Wandering Thoughts archives

2012-09-27

Microkernels and device drivers

A commentator on my entry on microkernel modularity asked a good question:

One common argument pro microkernel is that they are more robust, because individual drivers can crash without taking the whole system down. What's your take on this?

I don't know if anyone has done practical studies on this and certainly I have any personal experience myself, but I'm dubious about this claim for several reasons.

To start with, drivers control hardware and hardware itself is extraordinarily powerful. On most machines, hardware can do DMA to (and from) any memory that the driver asks it to, so a driver bug can already smash memory regardless of what access rights the driver code theoretically has or doesn't have. The counter-argument here is that bugs in DMA targets are relatively rare; addressing bugs in the driver code are much more common and the microkernels protect against those.

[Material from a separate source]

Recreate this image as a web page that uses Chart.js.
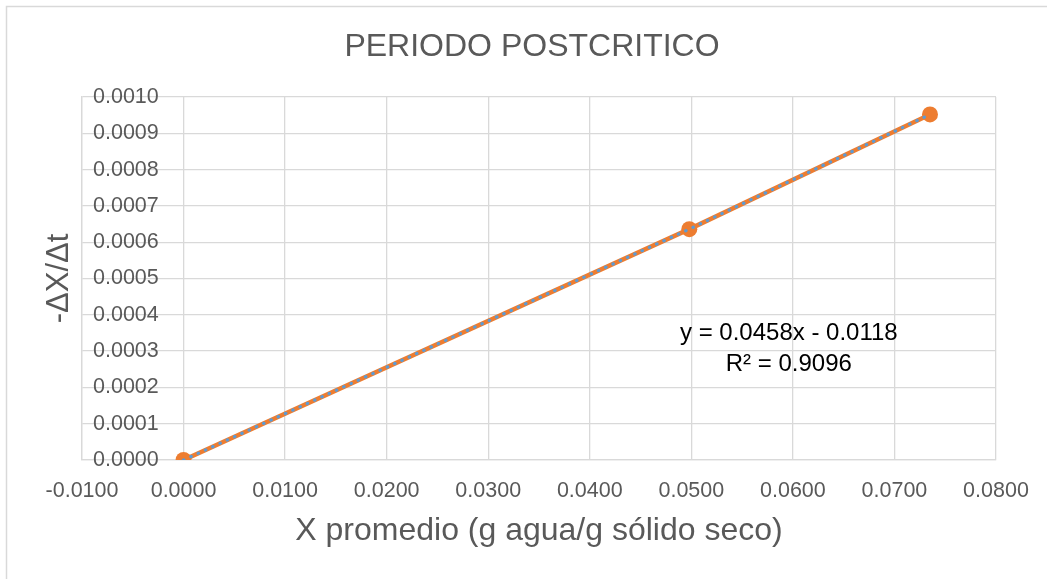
<!DOCTYPE html>
<html>
<head>
<meta charset="utf-8">
<script src="https://cdn.jsdelivr.net/npm/chart.js@4"></script>
<style>
  html, body { margin: 0; padding: 0; background: #ffffff; }
  #wrap { position: relative; width: 1047px; height: 579px; }
</style>
</head>
<body>
<div id="wrap"><canvas id="chart" width="1047" height="579"></canvas></div>
<script>
// Humedad media del sólido y velocidad de secado en el periodo postcrítico
const xPromedio = [0.0000, 0.0498, 0.0735];
const velocidadSecado = [0.0000, 0.000636, 0.000952];

// Ejes
const xTicks = { min: -0.01, max: 0.08, step: 0.01 };
const yTicks = { min: 0, max: 0.001, step: 0.0001 };

// Ecuación de la línea de tendencia
const ecuacionLineas = ['y = 0.0458x - 0.0118', 'R\u00B2 = 0.9096'];
const ecuacionAncla = { x: 0.0596, y: 0.00035 };

const FONT = "'Liberation Sans', Arial, sans-serif";
const GRID = '#d9d9d9';
const TEXTO = '#595959';

const puntos = xPromedio.map((x, i) => ({ x: x, y: velocidadSecado[i] }));

function marcas(cfg) {
  return (scale) => {
    const t = [];
    const n = Math.round((cfg.max - cfg.min) / cfg.step);
    for (let i = 0; i <= n; i++) t.push({ value: cfg.min + i * cfg.step });
    scale.ticks = t;
  };
}

// Marco exterior del gráfico
const marco = {
  id: 'marco',
  beforeDraw(chart) {
    const ctx = chart.ctx;
    ctx.save();
    ctx.strokeStyle = GRID;
    ctx.lineWidth = 1.5;
    ctx.strokeRect(6.5, 6.5, chart.width + 40, chart.height + 40);
    ctx.restore();
  }
};

// Texto de la ecuación, anclado en coordenadas de datos
const ecuacion = {
  id: 'ecuacion',
  afterDatasetsDraw(chart) {
    const ctx = chart.ctx;
    const cx = chart.scales.x.getPixelForValue(ecuacionAncla.x);
    const cy = chart.scales.y.getPixelForValue(ecuacionAncla.y);
    ctx.save();
    ctx.fillStyle = '#000000';
    ctx.font = "24px " + FONT;
    ctx.textAlign = 'center';
    ctx.textBaseline = 'middle';
    ecuacionLineas.forEach((t, i) => ctx.fillText(t, cx, cy + i * 31));
    ctx.restore();
  }
};

new Chart(document.getElementById('chart'), {
  type: 'scatter',
  data: {
    datasets: [
      {
        label: 'Tendencia',
        data: puntos,
        showLine: true,
        borderColor: '#5B9BD5',
        borderWidth: 3.2,
        borderDash: [0.4, 7.6],
        borderCapStyle: 'round',
        pointRadius: 0,
        fill: false,
        order: 0
      },
      {
        label: '-ΔX/Δt',
        data: puntos,
        showLine: true,
        borderColor: '#ED7D31',
        borderWidth: 4.5,
        backgroundColor: '#ED7D31',
        pointBackgroundColor: '#ED7D31',
        pointBorderColor: '#ED7D31',
        pointRadius: 8,
        pointBorderWidth: 0,
        fill: false,
        order: 1
      }
    ]
  },
  options: {
    responsive: false,
    devicePixelRatio: 1,
    animation: false,
    layout: { padding: { left: 17, right: 0, top: 0, bottom: 0 } },
    plugins: {
      legend: { display: false },
      tooltip: { enabled: false },
      title: {
        display: true,
        text: 'PERIODO POSTCRITICO',
        color: TEXTO,
        font: { family: FONT, size: 32, weight: 'normal', lineHeight: 1.2 },
        padding: { top: 28, bottom: 30.6 }
      }
    },
    scales: {
      x: {
        type: 'linear',
        min: xTicks.min,
        max: xTicks.max,
        afterBuildTicks: marcas(xTicks),
        afterFit(scale) { scale.height = 119; },
        grid: { color: GRID, lineWidth: 1.3, drawTicks: false },
        border: { color: GRID, width: 1.3 },
        ticks: {
          color: TEXTO,
          padding: 18,
          maxRotation: 0,
          autoSkip: false,
          font: { family: FONT, size: 21.5 },
          callback: (v) => Number(v).toFixed(4)
        },
        title: {
          display: true,
          text: 'X promedio (g agua/g sólido seco)',
          color: TEXTO,
          font: { family: FONT, size: 32, lineHeight: 1.2 },
          padding: { top: 0, bottom: 29 }
        }
      },
      y: {
        type: 'linear',
        position: 'left',
        min: yTicks.min,
        max: yTicks.max,
        afterBuildTicks: marcas(yTicks),
        afterFit(scale) { scale.width = 65; },
        grid: { color: GRID, lineWidth: 1.3, drawTicks: false },
        border: { color: GRID, width: 1.3 },
        ticks: {
          color: TEXTO,
          mirror: true,
          padding: 11,
          autoSkip: false,
          font: { family: FONT, size: 21.5 },
          callback: (v) => Number(v).toFixed(4)
        },
        title: {
          display: true,
          text: '-ΔX/Δt',
          color: TEXTO,
          font: { family: FONT, size: 31, lineHeight: 1.2 },
          padding: { top: 23.4, bottom: 0 }
        }
      },
      // margen derecho del área de trazado
      margen: {
        type: 'linear',
        position: 'right',
        display: true,
        afterFit(scale) { scale.width = 51; },
        grid: { display: false, drawTicks: false },
        border: { display: false },
        ticks: { display: false },
        title: { display: false }
      }
    }
  },
  plugins: [marco, ecuacion]
});
</script>
</body>
</html>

However the big issue is, well, let me repeat something that Dan Astoorian quoted in a comment on here:

"Never test for an error condition you don't know how to handle." -- Steinbach's Guideline for Systems Programmers.

So, one of your microkernel's driver processes has crashed. What do you next?

Active drivers are highly likely to be crucial to the operation of the system. If you lose the disk controller, the network hardware, or any number of other drivers, your system is very close to being a paperweight even if other bits keep going. In a technical sense the whole system may not have crashed, but the effects are basically the same. The obvious fix for this is to restart and re-run the driver process somehow, just as if it was a user-level process that you were restarting after a crash. Unfortunately, hardware drivers deal with hardware. This means that a crashed driver leaves its hardware in some unknown state, possibly one that's dangerous to touch. In general, to recover the hardware itself and thus make the driver actually useful you need to return the hardware to a known state somehow. And you need to do this with the hardware in an arbitrary state, without you knowing anything about that state.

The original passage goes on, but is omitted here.